You also want to think about whether your dissatisfaction is visual or functional. If the kitchen simply feels dark, dated, or too orange-toned, painting may solve most of the problem. If you are constantly frustrated by storage, traffic flow, or cabinet quality, fresh paint may not go far enough.

The process matters as much as the choice

Whether you choose painting or replacement, the project experience matters. Homeowners are not just buying a finished kitchen. They are buying communication, scheduling, cleanliness, follow-through, and confidence that issues will be handled responsibly.

That is especially true with cabinet painting, because the quality of the result depends so heavily on preparation and execution. You want a team that explains the process, protects your home, keeps the job organized, and stays accountable from start to finish. At Pinnacle Painting Plus, that kind of project communication is part of the service, because homeowners should never be left guessing about what happens next.

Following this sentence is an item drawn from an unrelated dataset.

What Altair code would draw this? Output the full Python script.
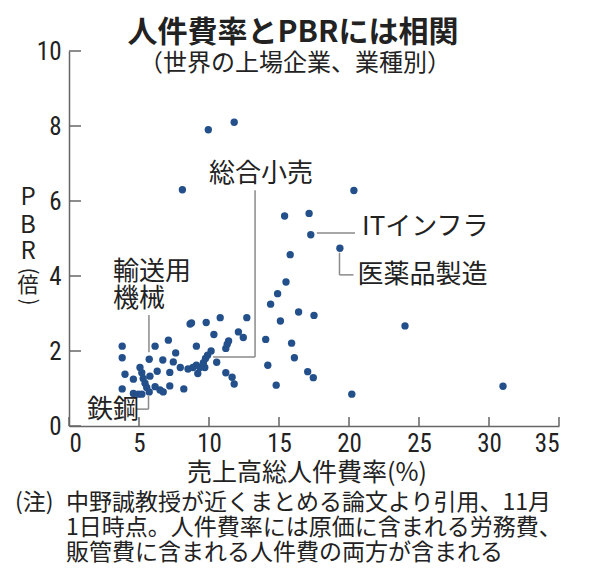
import altair as alt
import pandas as pd

# ---- data ----
rate = [3.8, 3.8, 3.8, 4.0, 4.6, 4.6, 4.95, 5.2, 5.07, 5.2, 5.3, 5.43, 5.55, 5.73,
        5.78, 5.73, 6.15, 6.15, 6.3, 6.5, 6.73, 6.7, 7.1, 7.2, 7.2, 7.45, 7.62, 7.95,
        8.2, 8.1, 8.5, 8.65, 8.75, 8.85, 9.1, 9.1, 9.2, 9.35, 9.6, 9.7, 9.75, 9.8,
        9.9, 9.95, 10.15, 10.35, 10.55, 10.8, 11.2, 11.3, 11.4, 11.2, 11.65, 11.8,
        11.8, 12.1, 12.45, 12.7,
        14.05, 14.2, 14.4, 14.8, 14.9, 15.1, 15.4, 15.5, 15.8, 15.9, 16.1, 16.4,
        17.05, 17.15, 17.27, 17.45, 17.5, 19.35, 20.2, 20.35, 24.0, 31.0]
pbr = [2.13, 1.82, 0.99, 1.38, 1.25, 0.87, 0.85, 0.85, 1.56, 1.42, 1.27, 1.14, 1.03, 0.91,
       1.33, 1.78, 2.13, 1.05, 1.46, 0.96, 0.91, 1.76, 2.29, 1.43, 1.07, 1.71, 1.95, 1.56,
       0.99, 6.3, 1.52, 2.72, 2.75, 1.56, 2.13, 1.62, 1.4, 1.56, 1.69, 1.56, 1.8, 2.76,
       1.89, 7.9, 2.0, 2.44, 1.7, 2.89, 2.07, 2.18, 2.27, 1.42, 1.3, 1.12,
       8.1, 2.51, 2.36, 2.89,
       2.31, 1.62, 3.25, 1.09, 3.53, 2.8, 5.6, 3.84, 4.57, 2.21, 1.82, 3.04,
       1.45, 5.67, 5.1, 1.29, 2.95, 4.74, 0.85, 6.28, 2.67, 1.06]

x_ticks = [0, 5, 10, 15, 20, 25, 30, 35]
y_ticks = [0, 2, 4, 6, 8, 10]

# annotation labels (data coordinates of the label's left/middle)
ann_text = ["総合小売", "輸送用", "機械", "鉄鋼", "ITインフラ", "医薬品製造"]
ann_x = [10.0, 3.14, 3.14, 1.29, 20.93, 20.6]
ann_y = [6.72, 4.11, 3.39, 0.43, 5.3, 4.03]

# leader line segments (data coordinates)
seg_x1 = [13.29, 10.29, 5.71, 4.79, 5.68, 17.7, 19.32, 19.32]
seg_x2 = [13.29, 13.29, 5.71, 5.68, 5.68, 20.43, 19.32, 20.32]
seg_y1 = [6.29, 1.84, 2.96, 0.45, 0.45, 5.15, 4.62, 4.03]
seg_y2 = [1.84, 1.84, 1.97, 0.45, 0.8, 5.15, 4.03, 4.03]

TITLE = "人件費率とPBRには相関"
SUBTITLE = "（世界の上場企業、業種別）"
XTITLE = "売上高総人件費率(%)"
NOTE_HEAD = "(注)"
NOTE = ["中野誠教授が近くまとめる論文より引用、11月",
        "1日時点。人件費率には原価に含まれる労務費、",
        "販管費に含まれる人件費の両方が含まれる"]

JP = "Noto Sans CJK JP"
NUM = "Liberation Sans Narrow, Arial Narrow, Roboto Condensed, Liberation Sans, sans-serif"
DOT = "#23508a"
AX = "#666666"
LEAD = "#8a8a8a"
TXT = "#222222"
W, H = 490, 375

xs = alt.Scale(domain=[0, 35], nice=False, zero=False)
ys = alt.Scale(domain=[0, 10], nice=False, zero=False)

xaxis = alt.Axis(values=x_ticks, ticks=False, tickSize=0, grid=False, title=None,
                 domainColor=AX, domainWidth=1.5, labelFont=NUM, labelFontSize=25,
                 labelColor=TXT, labelPadding=5)
yaxis = alt.Axis(values=y_ticks, ticks=False, tickSize=0, grid=False, title=None,
                 domainColor=AX, domainWidth=1.5, labelFont=NUM, labelFontSize=25,
                 labelColor=TXT, labelPadding=8)

pts = pd.DataFrame({"rate": rate, "pbr": pbr})

points = alt.Chart(pts).mark_circle(size=54, opacity=1, color=DOT).encode(
    x=alt.X("rate:Q", scale=xs, axis=xaxis),
    y=alt.Y("pbr:Q", scale=ys, axis=yaxis),
)

xt = alt.Chart(pd.DataFrame({"v": x_ticks})).mark_rule(color=AX, strokeWidth=1.5).encode(
    x=alt.X("v:Q", scale=xs, axis=xaxis), y=alt.value(H), y2=alt.value(H - 9))
yt = alt.Chart(pd.DataFrame({"v": y_ticks})).mark_rule(color=AX, strokeWidth=1.5).encode(
    y=alt.Y("v:Q", scale=ys, axis=yaxis), x=alt.value(0), x2=alt.value(12))

segs = alt.Chart(pd.DataFrame({"x1": seg_x1, "x2": seg_x2, "y1": seg_y1, "y2": seg_y2})).mark_rule(
    color=LEAD, strokeWidth=1.5).encode(
    x=alt.X("x1:Q", scale=xs, axis=xaxis), x2="x2:Q",
    y=alt.Y("y1:Q", scale=ys, axis=yaxis), y2="y2:Q")

anns = alt.Chart(pd.DataFrame({"t": ann_text, "x": ann_x, "y": ann_y})).mark_text(
    align="left", baseline="middle", font=JP, fontSize=26, color=TXT).encode(
    x=alt.X("x:Q", scale=xs, axis=xaxis), y=alt.Y("y:Q", scale=ys, axis=yaxis), text="t:N")


def txt(s, px, py, size, align="left", weight="normal", angle=0):
    return alt.Chart(pd.DataFrame({"t": [s]})).mark_text(
        align=align, baseline="middle", font=JP, fontSize=size, fontWeight=weight,
        angle=angle, color=TXT).encode(x=alt.value(px), y=alt.value(py), text="t:N")


layers = [segs, xt, yt, points, anns,
          txt(TITLE, 224, -18, 30, "center", "bold"),
          txt(SUBTITLE, 226, 13, 24, "center"),
          txt(XTITLE, 238, 422, 25, "center"),
          txt(NOTE_HEAD, -54, 452, 23),
          txt(NOTE[0], -3, 452, 23),
          txt(NOTE[1], -3, 477, 23),
          txt(NOTE[2], -3, 502, 23)]

for ch, py in zip(["P", "B", "R"], [147, 175, 201]):
    layers.append(txt(ch, -41, py, 24, "center"))
layers.append(txt("(", -41, 220, 21, "center", angle=90))
layers.append(txt("倍", -41, 235, 21, "center"))
layers.append(txt(")", -41, 251, 21, "center", angle=90))

chart = alt.layer(*layers).properties(
    width=W, height=H,
    padding={"left": 61, "top": 43, "right": 37, "bottom": 141},
    autosize=alt.AutoSizeParams(type="none"),
).configure_view(stroke=None)

chart.save("out.html", embed_options={"renderer": "svg", "actions": False})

So which one should you choose?

If your cabinets are solid, your layout still works, and you want the biggest visual change for the most reasonable investment, painting is often the better answer. If your cabinets are failing, your kitchen needs redesign, or you want a fully new system with upgraded features, replacement may be worth the larger commitment.

The best decision usually comes from a straightforward assessment, not a sales pitch. A trustworthy contractor should be willing to tell you when painting is a smart investment and when it is not. That kind of honesty saves money, frustration, and second-guessing.

A kitchen update should leave you feeling better about your home, not stressed about whether you chose wrong. Start with the condition of what you have, be clear about what you want to improve, and let the right solution earn its place.